Dans l'étude Limelight, qui relève pas moins de dix-sept opérations pouvant être considérées comme du brand content – ce qui confirme un certain flou sur le sujet –, le spectre est large et multicanal. «Les partenaires privilégient films et musique quand les annonceurs mettent en avant le rôle des réseaux sociaux», souligne Amaury Laurentin.

En effet, si, pour tous, les films sont par excellence du brand content, les partenaires les plébiscitent davantage que les annonceurs. Ainsi, les webséries arrivent en tête, considérées comme du brand content par 77% des annonceurs et 83% des partenaires à l'instar du programme court (55% des annonceurs pour 71% des partenaires). Idem pour la programmation musicale (35% pour 46%) les partenariats artistiques (36% pour 49%) et les jeux (35% pour 43%).

Plus clivant, voire inattendu: la présence sur les médias sociaux perçue comme du brand content par une majorité d'annonceurs (51%), mais seulement un gros tiers de partenaires (39%). La présence de sociétés de production dans le panel est peut être une explication à ce faible taux… «Un résultat étonnant» pour Stéphane Guerry, directeur général de Saatchi & Saatchi Duke. «Car, dit-il, on ne construit pas un engagement durable pour une marque sur les réseaux sociaux sans proposer un contenu de marque original à la fois éditorial et visuel.» Dont acte.

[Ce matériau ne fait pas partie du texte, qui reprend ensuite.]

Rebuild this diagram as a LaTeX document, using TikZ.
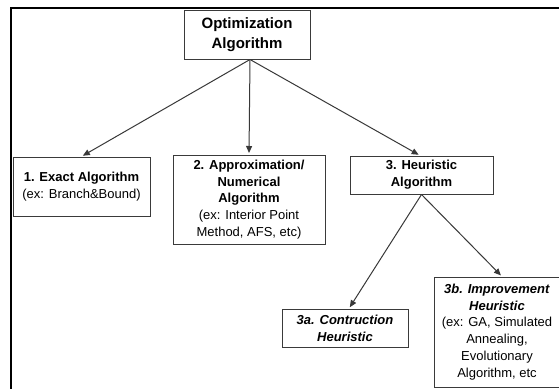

L'avenir aux agences hybrides?

Limelight s'est aussi penché sur le choix des partenaires. Pour les annonceurs, quand l'idée ou le concept sont privilégiés (62% des cas), l'agence de publicité/corporate est le partenaire le plus légitime (34%). Quand le contenu rédactionnel est prioritaire (31% des cas), c'est l'agence de communication éditoriale (53%). A cet égard le cas de Leroy Merlin et de son programme «Du côté de chez vous» (depuis 1997) est exemplaire. L'enseigne, conseillée par l'agence éditoriale Textuel La Mine, a préempté le territoire de la décoration et de la maison, et est devenue une marque média via une émission TV, un magazine et sur Internet.

Quant aux agences médias, qui sortent bas dans ce classement, Thomas Jamet, président de Moxie et de la commission brand content de l'Udecam, n'est pas surpris des résultats. Dans son livre à paraître en mai Les Nouveaux Défis du brand content (Editions Pearson-Village mondial), il prédit un avenir aux agences hybrides. «Réussir une stratégie de brand content, c'est à la fois bien comprendre le consommateur, produire du contenu de qualité et bien déployer un système média dans une approche “earned”, “paid” et “owned media”, ce que nous avons fait pour Renault Twizy» dit-il.

Sur ce terrain, Red Bull et son opération Stratos reste la référence saluée par tous, selon Limelight. L'an passé, la boisson énergisante à base de taurine (produit contesté) a fait sensation en organisant le record du monde de saut en chute libre (39 000 mètres d'altitude) à partir d'une capsule spatiale. L'investissement, estimé entre 40 et 50 millions d'euros, aurait bénéficié de retombées médias trois fois supérieures. Le brand content, c'est aussi ça!